Objective: Check every line of the entries below for the word "matplotlib", and copy the ones that have it.

* start Supplied data *

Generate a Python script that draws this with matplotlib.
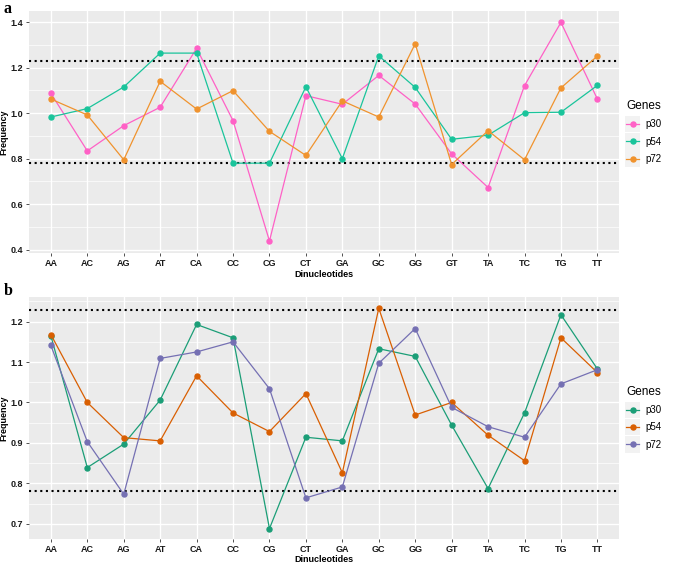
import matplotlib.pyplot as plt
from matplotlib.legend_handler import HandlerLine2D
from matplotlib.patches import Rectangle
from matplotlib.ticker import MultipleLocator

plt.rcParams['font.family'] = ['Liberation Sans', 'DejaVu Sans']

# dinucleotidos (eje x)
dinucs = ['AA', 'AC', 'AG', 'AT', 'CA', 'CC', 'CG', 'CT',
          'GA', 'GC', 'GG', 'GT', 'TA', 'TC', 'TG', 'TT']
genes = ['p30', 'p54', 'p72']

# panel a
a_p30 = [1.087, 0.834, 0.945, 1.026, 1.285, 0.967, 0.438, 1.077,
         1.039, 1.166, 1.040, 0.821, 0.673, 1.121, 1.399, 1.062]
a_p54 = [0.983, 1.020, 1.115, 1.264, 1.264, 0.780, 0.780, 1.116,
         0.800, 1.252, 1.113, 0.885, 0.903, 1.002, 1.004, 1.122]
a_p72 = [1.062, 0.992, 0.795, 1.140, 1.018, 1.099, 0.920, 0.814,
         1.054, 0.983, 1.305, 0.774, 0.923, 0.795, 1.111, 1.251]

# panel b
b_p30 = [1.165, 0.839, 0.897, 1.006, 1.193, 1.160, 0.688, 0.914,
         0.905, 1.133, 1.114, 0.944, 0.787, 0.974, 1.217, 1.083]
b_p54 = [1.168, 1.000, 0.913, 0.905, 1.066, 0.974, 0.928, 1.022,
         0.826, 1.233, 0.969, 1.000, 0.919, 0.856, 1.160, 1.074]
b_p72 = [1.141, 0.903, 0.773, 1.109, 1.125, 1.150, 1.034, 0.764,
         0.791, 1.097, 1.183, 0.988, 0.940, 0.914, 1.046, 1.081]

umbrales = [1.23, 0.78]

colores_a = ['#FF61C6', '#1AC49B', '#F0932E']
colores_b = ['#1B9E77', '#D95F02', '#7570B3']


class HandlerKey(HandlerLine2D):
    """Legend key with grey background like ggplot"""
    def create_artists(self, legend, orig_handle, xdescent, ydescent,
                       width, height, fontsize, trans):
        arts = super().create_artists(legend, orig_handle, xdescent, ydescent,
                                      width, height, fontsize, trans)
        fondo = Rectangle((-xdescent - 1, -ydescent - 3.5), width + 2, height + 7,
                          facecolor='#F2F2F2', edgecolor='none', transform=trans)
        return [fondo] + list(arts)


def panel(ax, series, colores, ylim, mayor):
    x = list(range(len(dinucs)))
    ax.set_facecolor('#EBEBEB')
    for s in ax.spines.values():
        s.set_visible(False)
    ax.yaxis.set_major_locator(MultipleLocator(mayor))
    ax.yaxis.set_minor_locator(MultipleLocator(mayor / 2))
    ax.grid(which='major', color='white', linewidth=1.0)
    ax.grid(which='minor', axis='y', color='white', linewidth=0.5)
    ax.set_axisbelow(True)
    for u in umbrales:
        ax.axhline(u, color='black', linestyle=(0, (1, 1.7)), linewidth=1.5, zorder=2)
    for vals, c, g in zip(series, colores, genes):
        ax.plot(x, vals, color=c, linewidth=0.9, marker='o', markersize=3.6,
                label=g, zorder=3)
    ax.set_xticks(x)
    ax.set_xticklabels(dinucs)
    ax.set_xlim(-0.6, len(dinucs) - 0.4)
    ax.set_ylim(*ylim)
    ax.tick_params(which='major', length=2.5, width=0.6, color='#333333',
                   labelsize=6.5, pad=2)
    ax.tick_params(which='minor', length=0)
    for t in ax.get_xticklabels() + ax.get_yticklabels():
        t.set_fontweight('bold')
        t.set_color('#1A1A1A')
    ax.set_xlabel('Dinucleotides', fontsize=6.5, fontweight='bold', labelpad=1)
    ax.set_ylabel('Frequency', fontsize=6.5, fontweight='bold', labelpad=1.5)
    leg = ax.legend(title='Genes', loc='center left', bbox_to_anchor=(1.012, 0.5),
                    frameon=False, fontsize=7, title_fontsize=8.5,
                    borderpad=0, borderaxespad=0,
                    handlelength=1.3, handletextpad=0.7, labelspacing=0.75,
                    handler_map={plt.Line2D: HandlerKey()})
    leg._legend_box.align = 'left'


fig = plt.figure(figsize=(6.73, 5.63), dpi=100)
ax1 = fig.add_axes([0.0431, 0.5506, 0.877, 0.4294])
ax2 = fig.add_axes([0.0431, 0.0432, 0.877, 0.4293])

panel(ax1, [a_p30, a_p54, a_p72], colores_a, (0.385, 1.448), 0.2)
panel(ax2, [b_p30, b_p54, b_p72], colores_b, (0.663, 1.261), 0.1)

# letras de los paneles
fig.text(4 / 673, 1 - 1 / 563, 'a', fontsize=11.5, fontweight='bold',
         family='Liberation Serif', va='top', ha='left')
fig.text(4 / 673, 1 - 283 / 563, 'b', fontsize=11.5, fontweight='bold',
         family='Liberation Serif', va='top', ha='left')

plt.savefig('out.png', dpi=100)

* end Supplied data *
* start Supplied data *

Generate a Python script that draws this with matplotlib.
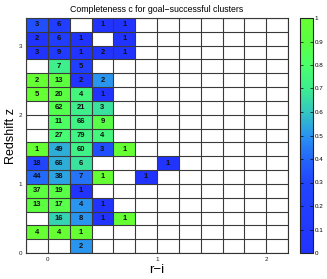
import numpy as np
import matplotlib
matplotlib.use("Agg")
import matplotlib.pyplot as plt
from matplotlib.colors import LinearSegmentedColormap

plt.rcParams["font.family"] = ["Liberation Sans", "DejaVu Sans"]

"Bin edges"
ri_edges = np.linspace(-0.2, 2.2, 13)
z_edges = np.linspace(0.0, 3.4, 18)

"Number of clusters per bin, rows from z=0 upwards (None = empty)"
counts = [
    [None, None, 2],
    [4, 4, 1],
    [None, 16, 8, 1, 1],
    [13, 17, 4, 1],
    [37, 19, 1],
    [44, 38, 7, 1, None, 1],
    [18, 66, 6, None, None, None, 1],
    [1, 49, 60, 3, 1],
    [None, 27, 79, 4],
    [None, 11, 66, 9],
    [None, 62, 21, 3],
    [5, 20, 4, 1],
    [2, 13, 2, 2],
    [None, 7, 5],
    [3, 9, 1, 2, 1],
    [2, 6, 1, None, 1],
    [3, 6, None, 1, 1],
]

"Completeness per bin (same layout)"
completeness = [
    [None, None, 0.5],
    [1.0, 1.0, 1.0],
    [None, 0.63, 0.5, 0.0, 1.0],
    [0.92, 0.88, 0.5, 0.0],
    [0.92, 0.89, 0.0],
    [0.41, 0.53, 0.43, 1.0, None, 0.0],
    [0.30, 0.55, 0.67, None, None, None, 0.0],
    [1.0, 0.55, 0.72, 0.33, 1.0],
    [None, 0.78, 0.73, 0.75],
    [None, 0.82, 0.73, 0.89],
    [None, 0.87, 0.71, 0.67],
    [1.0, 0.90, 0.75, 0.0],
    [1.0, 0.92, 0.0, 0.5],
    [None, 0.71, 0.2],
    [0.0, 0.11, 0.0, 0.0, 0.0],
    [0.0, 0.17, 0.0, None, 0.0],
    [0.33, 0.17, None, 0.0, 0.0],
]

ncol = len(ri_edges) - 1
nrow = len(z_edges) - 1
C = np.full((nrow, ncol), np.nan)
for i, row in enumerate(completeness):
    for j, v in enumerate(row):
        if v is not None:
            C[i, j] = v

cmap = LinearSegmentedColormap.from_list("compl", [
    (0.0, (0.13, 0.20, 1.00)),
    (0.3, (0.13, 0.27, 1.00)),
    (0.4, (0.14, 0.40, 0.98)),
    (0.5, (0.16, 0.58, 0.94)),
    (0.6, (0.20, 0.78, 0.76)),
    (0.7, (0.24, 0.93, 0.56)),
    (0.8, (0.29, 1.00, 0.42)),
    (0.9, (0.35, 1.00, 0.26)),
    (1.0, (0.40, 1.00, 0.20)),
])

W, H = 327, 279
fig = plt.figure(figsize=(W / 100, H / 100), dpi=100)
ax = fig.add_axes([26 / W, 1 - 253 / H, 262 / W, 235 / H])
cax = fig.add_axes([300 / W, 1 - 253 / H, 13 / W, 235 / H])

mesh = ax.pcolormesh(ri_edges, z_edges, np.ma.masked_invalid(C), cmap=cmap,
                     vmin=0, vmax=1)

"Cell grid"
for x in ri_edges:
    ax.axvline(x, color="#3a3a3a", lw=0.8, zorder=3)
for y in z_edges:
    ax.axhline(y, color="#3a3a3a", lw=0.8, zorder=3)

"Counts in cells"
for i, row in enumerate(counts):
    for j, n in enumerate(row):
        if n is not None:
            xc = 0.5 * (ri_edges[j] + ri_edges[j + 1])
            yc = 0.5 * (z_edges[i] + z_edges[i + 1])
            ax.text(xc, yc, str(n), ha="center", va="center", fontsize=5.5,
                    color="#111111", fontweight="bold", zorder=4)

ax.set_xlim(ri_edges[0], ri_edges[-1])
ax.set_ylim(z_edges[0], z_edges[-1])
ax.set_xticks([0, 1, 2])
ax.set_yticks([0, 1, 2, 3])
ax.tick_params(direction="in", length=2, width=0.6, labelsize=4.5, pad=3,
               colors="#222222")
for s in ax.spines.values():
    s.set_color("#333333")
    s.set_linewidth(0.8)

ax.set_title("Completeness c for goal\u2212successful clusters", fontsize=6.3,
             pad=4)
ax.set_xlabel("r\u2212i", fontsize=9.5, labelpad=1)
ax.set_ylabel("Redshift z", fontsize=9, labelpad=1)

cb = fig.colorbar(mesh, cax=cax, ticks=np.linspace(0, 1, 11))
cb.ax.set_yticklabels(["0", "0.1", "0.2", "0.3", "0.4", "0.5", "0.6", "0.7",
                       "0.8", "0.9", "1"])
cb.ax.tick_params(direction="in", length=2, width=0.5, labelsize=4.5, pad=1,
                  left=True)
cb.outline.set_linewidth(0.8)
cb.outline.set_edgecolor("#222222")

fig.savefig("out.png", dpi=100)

* end Supplied data *

Answer:
Generate a Python script that draws this with matplotlib.
import matplotlib.pyplot as plt
from matplotlib.legend_handler import HandlerLine2D
from matplotlib.patches import Rectangle
from matplotlib.ticker import MultipleLocator
Generate a Python script that draws this with matplotlib.
import matplotlib
matplotlib.use("Agg")
import matplotlib.pyplot as plt
from matplotlib.colors import LinearSegmentedColormap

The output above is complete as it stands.